Dalam kerangka pemikiran di atas bagaimana sebenarnya nasib penanganan terorisme di Indonesia ke depan akan bisa dipahami dari beberapa hal sebagai berikut :
Pertama, mempertanyakan nasib penanganan terorisme ke depan sama halnya menanyakan seberapa jauh kepentingan Amerika di kawasan ini. Dari berbagai indikator terutama masifnya pengelolaan SDA oleh perusahaan-perusahaan Amerika menunjukkan bahwa penanganan terorisme di Indonesia sudah benar-benar menjadi bagian dari strategi untuk mengendalikan sebuah kawasan. Sama halnya Amerika di Irak maupun Afghanistan meski dengan treatment yang berbeda. Dimana Irak dan Afghanistan lebih menggunakan “the war system approach” daripada “the criminal justice system approach” seperti di Indonesia. Tapi polanya sama sebagai bagian dari strategi menjaga berbagai kepentingan politik maupun ekonomi sebuah kawasan. Hal ini sekaligus bisa menjelaskan kenapa dalam berbagai kasus, pemerintah lebih sensitif pada isu terorisme daripada disintegrasi atau separatisme. Termasuk tidak sensitif pada isu kapitalisme global yang dianggap sebagai sebuah keniscayaan.
Kedua, sebanyak ratusan veteran mujahidin Irak dan Afghanistan termasuk dari Syam, narapidana kriminal maupun terduga terorisme dari berbagai penjara di berbagai wilayah yang cenderung meningkat, MNLF, MIT, dan sejenisnya adalah bahan yang bisa dikelola dalam kerangka war on terorrism.

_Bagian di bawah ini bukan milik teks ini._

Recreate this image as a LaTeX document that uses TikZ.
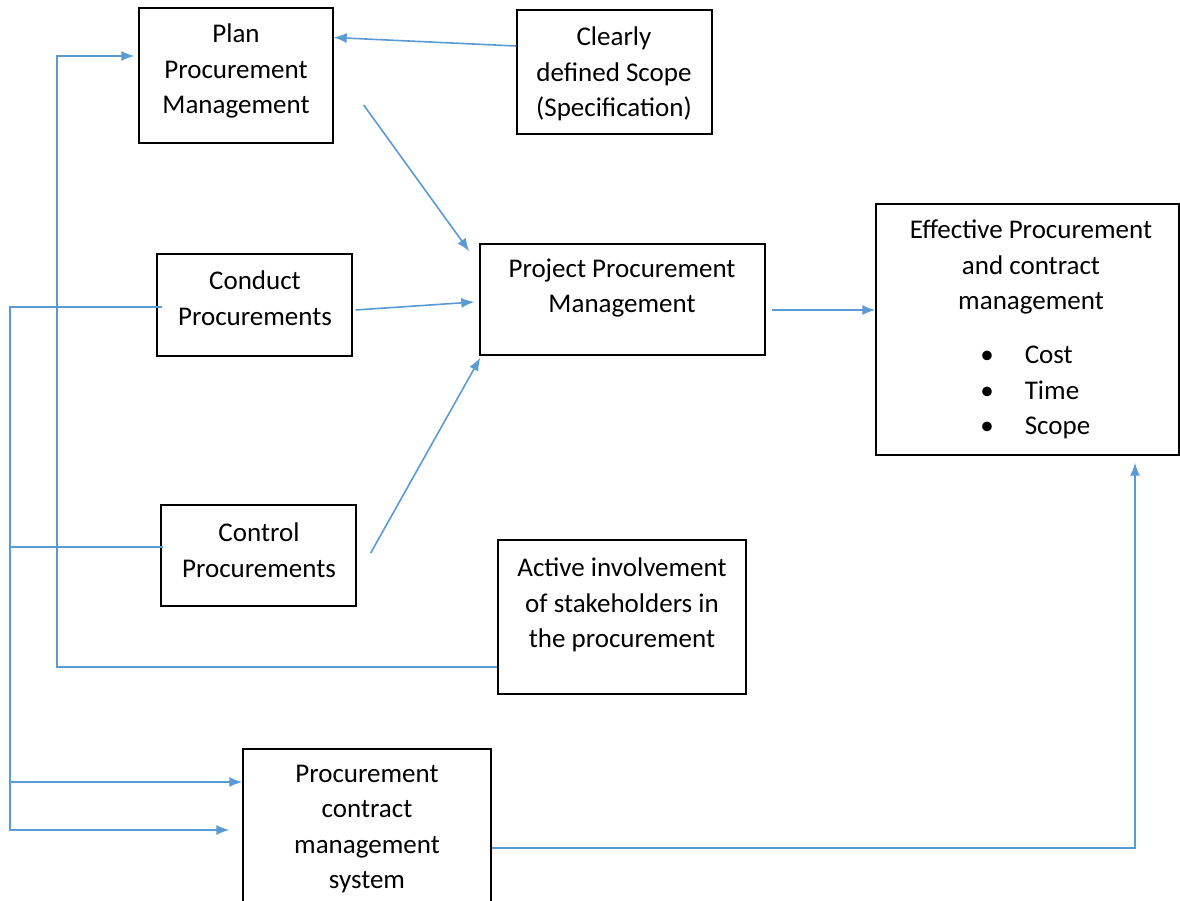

Sebuah bahan yang bisa diaduk-aduk untuk kepentingan cerita panjang penanganan terorisme.
Ketiga, penanganan terorisme melibatkan dana yang sangat besar. Dari APBN saja sejumlah 1,9 trilliun rupiah untuk tahun anggaran 2016. Belum lagi dari donasi internasional yang menurut Ansyaad Mbai (mantan Ketua BNPT) berbelit-belit prosedur realisasinya. Intinya penanganan terorisme melibatkan ketersediaan dana yang sangat besar karena didukung oleh bantuan program maupun peralatan dari berbagai negara terutama Amerika dan Australia sebagai konsekuensi dari kerjasama internasional atas penanganan terorisme. Ketersediaan dana yang besar adalah salah satu indikator jangka panjangnya program penanganan terorisme.
Keempat, penanganan terorisme diadvokasi oleh lembaga-lembaga internasional terutama dalam perumusan frame of legal yang semakin memperkuat keberadaan lembaga-lembaga yang dibentuk maupun program-program yang dirancang. Lembaga-lembaga tersebut melakukan kajian-kajian strategis, riset dan penelitian yang sangat penting sebagai kontribusi naskah akademik perumusan kerangka legislasi demi menjaga suistanabilitas penanganan terorisme jangka panjang.
Kelima, dibuatnya renstra jangka pendek, menengah dan panjang untuk kepentingan penanganan terorisme adalah bukti lain bahwa program ini memiliki visi ke depan bagaimana program penanganan terorisme adalah paket kebijakan yang diletakkan pada bagian dari strategi kebijakan internasional untuk ikut menentukan peta konstelasi politik internasional. Utamanya di kawasan Asia Pasifik.
Keenam, keberadaan kelompok elit politik dan penguasa utopis dan pragmatis yang menjadikan penanganan terorisme sebagai jembatan mulus meningkatkan karier jabatan atau politiknya. Selalu dikelola sebagai isu yang akan menentukan seberapa dukungan politik internasional terutama Amerika mampu diperoleh. Mutualisme abadi antara dominasi kapitalisme global dengan para elit politik-penguasa utopis pragmatis yang menjadikan penanganan terorisme sebagai jembatan karier menjadikan penanganan terorisme tak berujung.
Seberapa kasus Siyono mampu membuka tabir dan menguak begitu kuatnya rekayasa politik di balik “war on terrorism” melalui pintu desakan atas Densus 88 adalah sama halnya mempertanyakan seberapa eksistensi kepentingan dan kekuatan global yang arogan di bawah komando Amerika memainkan “global war on terrorism” sebagai bagian dari strategi politik untuk mengendalikan wilayah Indonesia yang memiliki arti ekonomi, politik dan sektor lain yang strategis. Kecuali jika Amerika memiliki niat lain karena Indonesia sudah dianggap tidak produktif lagi. Inilah jawaban sebenarnya kenapa muncul sebuah rumusan salah satu identifikasi teroris versi BNPT yakni “mereka yang memandang sinisme dan kebencian terhadap Amerika”. Rumusan itu setidaknya telah menjadi pembatas atas siapapun perseorangan maupun kelompok yang membicarakan atau mempermasalahkan eksistensi kepentingan dominasi politik dan ekonomi Amerika di negeri “gemah ripah loh jinawi” ini. Wallahu a’lam bis showab.